Every song on Sour was relatable because you sensed – actually, you knew – that Rodrigo had walked through the emotional barbed wire and came out scratched and bleeding but still alert to the actions and consequences. In short, she had feminised rock music to the point where teenagers were as influenced by her as Rodrigo herself had been by the likes of Alanis Morissette, Avril Lavigne, Fiona Apple and St Vincent. Factor in other influences such as the equally expressive but more intimate songs of Lorde and Taylor Swift, and Rodrigo was tailor-made for fusing the tender moments of falling in love (or lust) with the tougher parts of dealing with the fall out. “I always loved rock music,” she recently said in the New York Times, “and always wanted to find a way that I could make it feel like me and make it feel feminine and still tell a story and have something to say that’s vulnerable and intimate.”
If you thought that Sour was a royal flush, then Guts is the winning goal in a penalty shoot-out: the former could be a bit of skill and a lot of luck, the latter is the opposite. The two most well-known songs, so far, from the new album – Vampire, and Bad Idea Right? – set the tone: confusion invested with well-earned self-awareness. “You’re so convincing, how do you lie without flinching? I loved you truly – you gotta laugh at the stupidity,” she sings in Vampire; “I know we’re done, I know we’re through, but God, when I look at you ...” she sighs in Bad Idea Right?, a song that perfectly encapsulates the uncertainty of commitment; “I was too young, I was too soft, can’t take a joke, can’t get you off,” she says in Logical, a heartbreaker of a ballad.
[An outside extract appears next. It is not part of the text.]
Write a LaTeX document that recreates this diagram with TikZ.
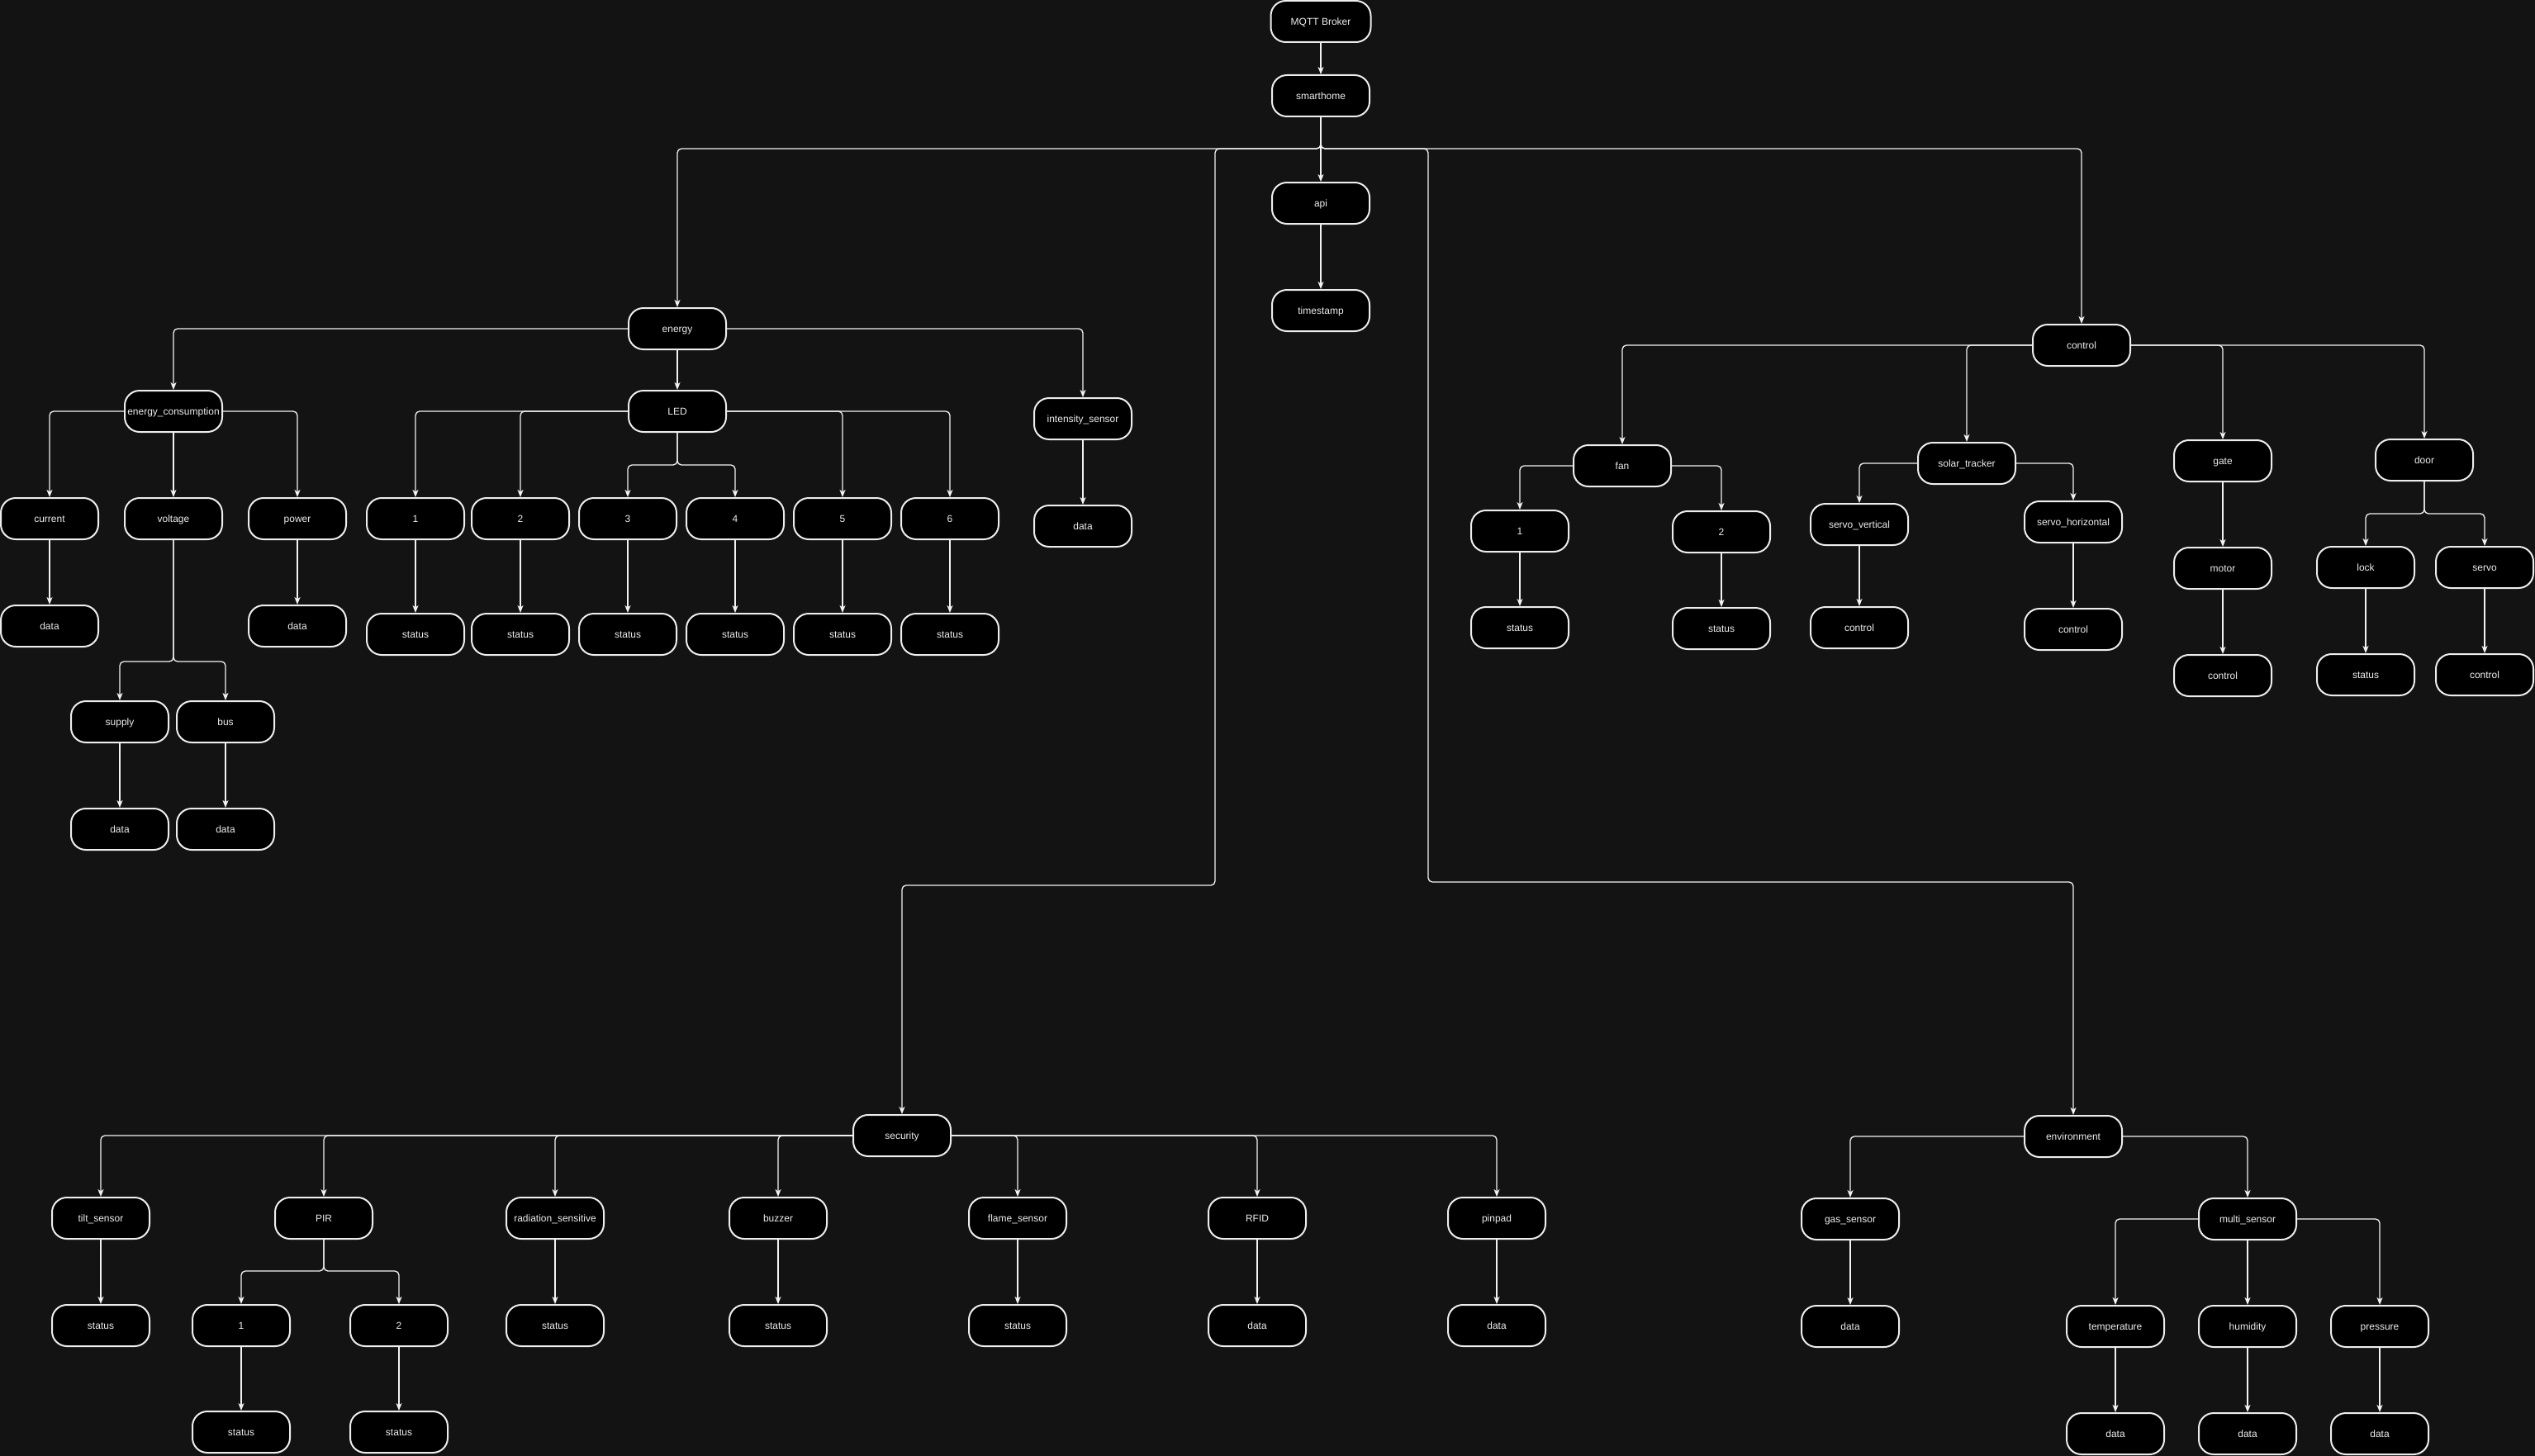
\documentclass[tikz,border=0pt]{standalone}
\usepackage{fontspec}
\setmainfont{Liberation Sans}
\usetikzlibrary{arrows.meta}
\definecolor{bgc}{HTML}{131313}
\definecolor{boxline}{HTML}{EDEDED}
\definecolor{linec}{HTML}{F2F2F2}
\definecolor{txtc}{HTML}{EEEEEE}
\tikzset{
  box/.style={draw=boxline, fill=black, line width=2pt, rounded corners=18pt,
    minimum width=118pt, minimum height=50pt, inner sep=0pt, text=txtc,
    text height=10.9pt, text depth=2.5pt,
    font=\fontsize{12}{14}\selectfont},
  edge/.style={draw=linec, line width=1.3pt, rounded corners=5pt,
    -{Stealth[length=9pt, width=7pt, inset=2.5pt]}},
}
\begin{document}
\begin{tikzpicture}[x=1pt, y=-1pt]
\fill[bgc] (0,0) rectangle (3069,1763);
\useasboundingbox (0,0) rectangle (3069,1763);
% coordinates for buses
\coordinate (b1) at (0,180);
\coordinate (secv) at (1471,1072);
\coordinate (envv) at (1729,1068);
\coordinate (ledbus) at (0,563);
\coordinate (vbus) at (0,801);
\coordinate (pbus) at (0,1539);
\coordinate (dbus) at (0,622);
% top
\node[box, minimum width=121pt] (mqtt) at (1599,26) {MQTT Broker};
\node[box] (smarthome) at (1599,116) {smarthome};
\node[box] (api) at (1599,246) {api};
\node[box] (ts) at (1599,376) {timestamp};
% energy
\node[box] (energy) at (820,398) {energy};
\node[box] (ec) at (210,498) {energy\_consumption};
\node[box] (cur) at (60,628) {current};
\node[box] (volt) at (210,628) {voltage};
\node[box] (pow) at (360,628) {power};
\node[box] (curd) at (60,758) {data};
\node[box] (powd) at (360,758) {data};
\node[box] (sup) at (145,874) {supply};
\node[box] (bus) at (273,874) {bus};
\node[box] (supd) at (145,1004) {data};
\node[box] (busd) at (273,1004) {data};
\node[box] (led) at (820,498) {LED};
\node[box] (l1) at (503,628) {1};
\node[box] (l2) at (630,628) {2};
\node[box] (l3) at (760,628) {3};
\node[box] (l4) at (890,628) {4};
\node[box] (l5) at (1020,628) {5};
\node[box] (l6) at (1150,628) {6};
\node[box] (s1) at (503,768) {status};
\node[box] (s2) at (630,768) {status};
\node[box] (s3) at (760,768) {status};
\node[box] (s4) at (890,768) {status};
\node[box] (s5) at (1020,768) {status};
\node[box] (s6) at (1150,768) {status};
\node[box] (ints) at (1311,507) {intensity\_sensor};
\node[box] (intd) at (1311,637) {data};
% control
\node[box] (ctrl) at (2520,418) {control};
\node[box] (fan) at (1964,564) {fan};
\node[box] (f1) at (1840,643) {1};
\node[box] (f1s) at (1840,760) {status};
\node[box] (f2) at (2084,644) {2};
\node[box] (f2s) at (2084,761) {status};
\node[box] (sol) at (2381,561) {solar\_tracker};
\node[box] (sv) at (2251,635) {servo\_vertical};
\node[box] (svc) at (2251,760) {control};
\node[box] (sh) at (2510,632) {servo\_horizontal};
\node[box] (shc) at (2510,762) {control};
\node[box] (gate) at (2691,558) {gate};
\node[box] (motor) at (2691,688) {motor};
\node[box] (motc) at (2691,818) {control};
\node[box] (door) at (2935,557) {door};
\node[box] (lock) at (2864,687) {lock};
\node[box] (locks) at (2864,817) {status};
\node[box] (servo) at (3008,687) {servo};
\node[box] (servoc) at (3008,817) {control};
% security
\node[box] (sec) at (1092,1375) {security};
\node[box] (tilt) at (122,1475) {tilt\_sensor};
\node[box] (tilts) at (122,1605) {status};
\node[box] (pir) at (392,1475) {PIR};
\node[box] (p1) at (292,1605) {1};
\node[box] (p1s) at (292,1734) {status};
\node[box] (p2) at (483,1605) {2};
\node[box] (p2s) at (483,1734) {status};
\node[box] (rad) at (672,1475) {radiation\_sensitive};
\node[box] (rads) at (672,1605) {status};
\node[box] (buz) at (942,1475) {buzzer};
\node[box] (buzs) at (942,1605) {status};
\node[box] (flame) at (1232,1475) {flame\_sensor};
\node[box] (flames) at (1232,1605) {status};
\node[box] (rfid) at (1522,1475) {RFID};
\node[box] (rfidd) at (1522,1605) {data};
\node[box] (pin) at (1812,1475) {pinpad};
\node[box] (pind) at (1812,1605) {data};
% environment
\node[box] (env) at (2510,1376) {environment};
\node[box] (gas) at (2240,1476) {gas\_sensor};
\node[box] (gasd) at (2240,1606) {data};
\node[box] (multi) at (2721,1476) {multi\_sensor};
\node[box] (temp) at (2561,1606) {temperature};
\node[box] (hum) at (2721,1606) {humidity};
\node[box] (pres) at (2881,1606) {pressure};
\node[box] (tempd) at (2561,1736) {data};
\node[box] (humd) at (2721,1736) {data};
\node[box] (presd) at (2881,1736) {data};
% edges: top
\draw[edge] (mqtt) -- (smarthome);
\draw[edge] (smarthome.south) -- (api.north);
\draw[edge] (api) -- (ts);
\draw[edge] (smarthome.south) -- (smarthome.south |- b1) -| (energy.north);
\draw[edge] (smarthome.south) -- (smarthome.south |- b1) -| (ctrl.north);
\draw[edge] (smarthome.south) -- (smarthome.south |- b1) -- (b1 -| secv) -- (secv) -| (sec.north);
\draw[edge] (smarthome.south) -- (smarthome.south |- b1) -- (b1 -| envv) -- (envv) -| (env.north);
% energy
\draw[edge] (energy.west) -| (ec.north);
\draw[edge] (energy) -- (led);
\draw[edge] (energy.east) -| (ints.north);
\draw[edge] (ints) -- (intd);
\draw[edge] (ec.west) -| (cur.north);
\draw[edge] (ec) -- (volt);
\draw[edge] (ec.east) -| (pow.north);
\draw[edge] (cur) -- (curd);
\draw[edge] (pow) -- (powd);
\draw[edge] (volt.south) -- (volt.south |- vbus) -| (sup.north);
\draw[edge] (volt.south) -- (volt.south |- vbus) -| (bus.north);
\draw[edge] (sup) -- (supd);
\draw[edge] (bus) -- (busd);
\draw[edge] (led.west) -| (l1.north);
\draw[edge] (led.west) -| (l2.north);
\draw[edge] (led.south) -- (led.south |- ledbus) -| (l3.north);
\draw[edge] (led.south) -- (led.south |- ledbus) -| (l4.north);
\draw[edge] (led.east) -| (l5.north);
\draw[edge] (led.east) -| (l6.north);
\foreach \i in {1,...,6} { \draw[edge] (l\i) -- (s\i); }
% control
\draw[edge] (ctrl.west) -| (fan.north);
\draw[edge] (ctrl.west) -| (sol.north);
\draw[edge] (ctrl.east) -| (gate.north);
\draw[edge] (ctrl.east) -| (door.north);
\draw[edge] (fan.west) -| (f1.north);
\draw[edge] (fan.east) -| (f2.north);
\draw[edge] (f1) -- (f1s);
\draw[edge] (f2) -- (f2s);
\draw[edge] (sol.west) -| (sv.north);
\draw[edge] (sol.east) -| (sh.north);
\draw[edge] (sv) -- (svc);
\draw[edge] (sh) -- (shc);
\draw[edge] (gate) -- (motor);
\draw[edge] (motor) -- (motc);
\draw[edge] (door.south) -- (door.south |- dbus) -| (lock.north);
\draw[edge] (door.south) -- (door.south |- dbus) -| (servo.north);
\draw[edge] (lock) -- (locks);
\draw[edge] (servo) -- (servoc);
% security
\draw[edge] (sec.west) -| (tilt.north);
\draw[edge] (sec.west) -| (pir.north);
\draw[edge] (sec.west) -| (rad.north);
\draw[edge] (sec.west) -| (buz.north);
\draw[edge] (sec.east) -| (flame.north);
\draw[edge] (sec.east) -| (rfid.north);
\draw[edge] (sec.east) -| (pin.north);
\draw[edge] (tilt) -- (tilts);
\draw[edge] (pir.south) -- (pir.south |- pbus) -| (p1.north);
\draw[edge] (pir.south) -- (pir.south |- pbus) -| (p2.north);
\draw[edge] (p1) -- (p1s);
\draw[edge] (p2) -- (p2s);
\draw[edge] (rad) -- (rads);
\draw[edge] (buz) -- (buzs);
\draw[edge] (flame) -- (flames);
\draw[edge] (rfid) -- (rfidd);
\draw[edge] (pin) -- (pind);
% environment
\draw[edge] (env.west) -| (gas.north);
\draw[edge] (env.east) -| (multi.north);
\draw[edge] (gas) -- (gasd);
\draw[edge] (multi.west) -| (temp.north);
\draw[edge] (multi) -- (hum);
\draw[edge] (multi.east) -| (pres.north);
\draw[edge] (temp) -- (tempd);
\draw[edge] (hum) -- (humd);
\draw[edge] (pres) -- (presd);
\end{tikzpicture}
\end{document}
The emotional turmoil goes on but Rodrigo has the smarts to wrap the right music around the words. The faux rap of Get Him Back! is a rare misstep and Love is Embarrassing is Paramore-lite but the final trio of The Grudge (betrayal write large – “it takes strength to forgive but I’m not sure I’m there yet”), Pretty Isn’t Pretty (expectations of femininity – “it’s in my phone, it’s in my head, it’s in the boys I bring to bed”) and Teenage Dream (growing older – “will I spend all the rest of my years wishing I could go back?”) highlight Rodrigo as one of the best and most observant pop songwriters out there.